Africa could build 120 million tonnes per year of LNG capacity, the International Gas Union (IGU) has said, but development remains slow.
Demand is continuing to increase, not least as a result of Russia’s invasion of Ukraine.
Milton Catelin, secretary general of the IGU, said LNG would have a key role in the energy transition. “It’s the fastest, most flexible, efficient and sustainable long-term vehicle to get the world back on the energy transition path,” he said.
Catelin was speaking at the launch of the IGU’s 2022 World LNG Report. Africa has 123.9mn tpy of LNG liquefaction awaiting final investment decision (FID), the report said.
Catelin, noting this was one quarter of 2021’s global existing capacity, said progress in developing this would provide substantial benefits. “If that capacity materialises, Africa, and its people, could see great societal and economic benefits.”
The report sees 10mn tpy in Tanzania, 4.4mn tpy in Equatorial Guinea, 52.2mn tpy in Mozambique, 27.8mn tpy in Nigeria, 10mn tpy in Djibouti and Senegal each, 7.5mn tpy in Mauritania and 2mn tpy in Congo.
The Nigeria projects the IGU includes are Brass LNG and an eighth train at Nigeria LNG (NLNG).
Financing
While recent high LNG prices have spurred a reconsideration of African projects long gone quiet, there are challenges around financing.
“There’s a lot more talk about Africa, and that matters because there wasn’t for quite a long time,” said the Oxford Institute of Energy Studies’ (OIES) Jonathan Stern. He noted Mozambique, Tanzania and Nigeria.
The critical point is “finance and banks”, he continued.
Stern noted hopes around Algeria’s ability to increase production, particularly from its currently flared volumes. “The problem is we’ve been hearing about that for a long time and it’s not happened. If it’s not happening at these prices then it’s not clear it can happen,” he said. “Progress is elusive.”
Jon Fredrik Müller, head of consulting at Rystad Energy, noted Africa’s potential. The analyst picked out East Africa’s potential for meeting future European supply. “The problem is finance and sanctioning, getting the banks behind the project. That relates to having long-term contracts.”
Talking terms
While Europe has proved eager to snap up short term LNG volumes, the continent remains unwilling to take on long-term contracts.

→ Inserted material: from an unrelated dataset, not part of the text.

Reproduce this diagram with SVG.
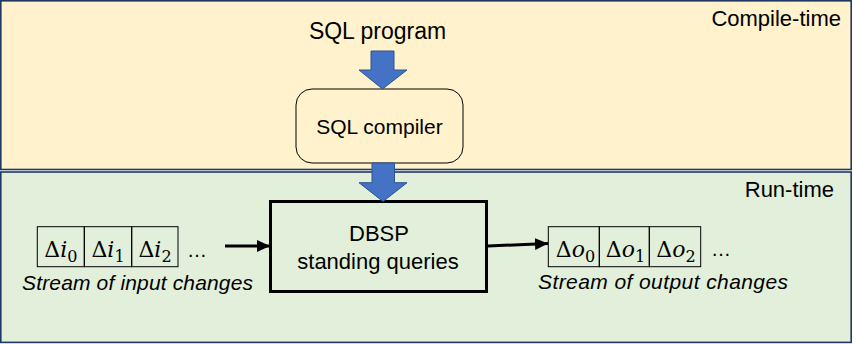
<svg xmlns="http://www.w3.org/2000/svg" width="853" height="344" viewBox="0 0 853 344">
<style>
.panel{stroke:#1F3864;stroke-width:1.6}
.lbl{font-family:"Liberation Sans",Arial,sans-serif;fill:#000}
.math{font-family:"DejaVu Serif","Liberation Serif",serif;font-size:22px;fill:#000}
.cell{fill:none;stroke:#000;stroke-width:1}
.blk{fill:#4472C4;stroke:#2F528F;stroke-width:1}
.conn{stroke:#000;stroke-width:3;fill:none}
</style>
<defs>
<marker id="ah" markerUnits="userSpaceOnUse" markerWidth="14" markerHeight="12" refX="13" refY="6" orient="auto">
<path d="M0,0 L13,6 L0,12 Z" fill="#000"/>
</marker>
</defs>
<g id="compile-panel">
<rect class="panel" x="0.8" y="0.8" width="850.4" height="168.7" fill="#FFF2CC"/>
<text class="lbl" x="841" y="26" font-size="22" text-anchor="end">Compile-time</text>
</g>
<g id="run-panel">
<rect class="panel" x="0.8" y="172" width="850.4" height="170.4" fill="#E2EFDA"/>
<text class="lbl" x="834" y="197" font-size="22" text-anchor="end">Run-time</text>
</g>
<g id="sql-program">
<text class="lbl" x="377.5" y="39" font-size="23" text-anchor="middle">SQL program</text>
</g>
<g id="sql-compiler">
<rect x="296" y="89" width="167" height="74" rx="16" ry="16" fill="#FFF2CC" stroke="#000" stroke-width="1"/>
<text class="lbl" x="379.5" y="134" font-size="21" text-anchor="middle">SQL compiler</text>
</g>
<g id="dbsp">
<rect x="270.5" y="201.5" width="216" height="90" fill="#E2EFDA" stroke="#000" stroke-width="3"/>
<text class="lbl" x="379" y="241" font-size="22" text-anchor="middle">DBSP</text>
<text class="lbl" x="378" y="269" font-size="22" text-anchor="middle">standing queries</text>
</g>
<g id="input-stream">
<rect class="cell" x="37.3" y="226.7" width="47" height="40"/>
<rect class="cell" x="84.3" y="226.7" width="47.4" height="40"/>
<rect class="cell" x="131.7" y="226.7" width="46.3" height="40"/>
<text class="math" x="60.8" y="257" text-anchor="middle">Δ<tspan font-style="italic">i</tspan><tspan font-size="16" dy="5">0</tspan></text>
<text class="math" x="108" y="257" text-anchor="middle">Δ<tspan font-style="italic">i</tspan><tspan font-size="16" dy="5">1</tspan></text>
<text class="math" x="155" y="257" text-anchor="middle">Δ<tspan font-style="italic">i</tspan><tspan font-size="16" dy="5">2</tspan></text>
<text class="lbl" x="187" y="257" font-size="20">…</text>
<text class="lbl" x="137.5" y="290" font-size="21" font-style="italic" text-anchor="middle" textLength="231">Stream of input changes</text>
</g>
<g id="output-stream">
<rect class="cell" x="548.3" y="226.7" width="51" height="40"/>
<rect class="cell" x="599.3" y="226.7" width="50" height="40"/>
<rect class="cell" x="649.3" y="226.7" width="51.4" height="40"/>
<text class="math" x="575.5" y="257" text-anchor="middle">Δ<tspan font-style="italic">o</tspan><tspan font-size="16" dy="5">0</tspan></text>
<text class="math" x="625.5" y="257" text-anchor="middle">Δ<tspan font-style="italic">o</tspan><tspan font-size="16" dy="5">1</tspan></text>
<text class="math" x="676" y="257" text-anchor="middle">Δ<tspan font-style="italic">o</tspan><tspan font-size="16" dy="5">2</tspan></text>
<text class="lbl" x="711" y="256" font-size="20">…</text>
<text class="lbl" x="663" y="289" font-size="21" font-style="italic" text-anchor="middle" textLength="250">Stream of output changes</text>
</g>
<g id="connectors">
<path class="blk" d="M371,51 L394,51 L394,70 L407,70 L382.5,89 L359,70 L371,70 Z"/>
<path class="blk" d="M372,163 L394.5,163 L394.5,182.7 L407,182.7 L383,201.5 L359,182.7 L372,182.7 Z"/>
<line class="conn" x1="225" y1="246" x2="270" y2="246" marker-end="url(#ah)"/>
<line class="conn" x1="488" y1="246" x2="548" y2="243.5" marker-end="url(#ah)"/>
</g>
</svg>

“You cannot finance big liquefaction projects on the back of 10-year contracts. When we hear the European Commission say it does not want any contracts beyond 2030, that is not realistic,” Vincent Demoury, the general delegate of LNG trade body GIIGNL, said.
“If we want to diversify from Russian gas … we will need to maintain existing sources of LNG and develop new sources. Replacing 155 billion cubic metres of [Russian pipeline] gas is equivalent to one third of the existing global LNG market,” he continued.
Asian and particularly Chinese buyers have been willing to sign long-term deals, Demoury said. He pointed to a slew of agreements with US producers.
To build 110mn tpy of LNG capacity would require around 300 billion euros ($305bn) of new investment, Demoury said. Of this, liquefaction would need 240bn euros ($244bn).
Stern highlighted how contract writing will play a key role in allowing offtakers to review prices or even terminate deals.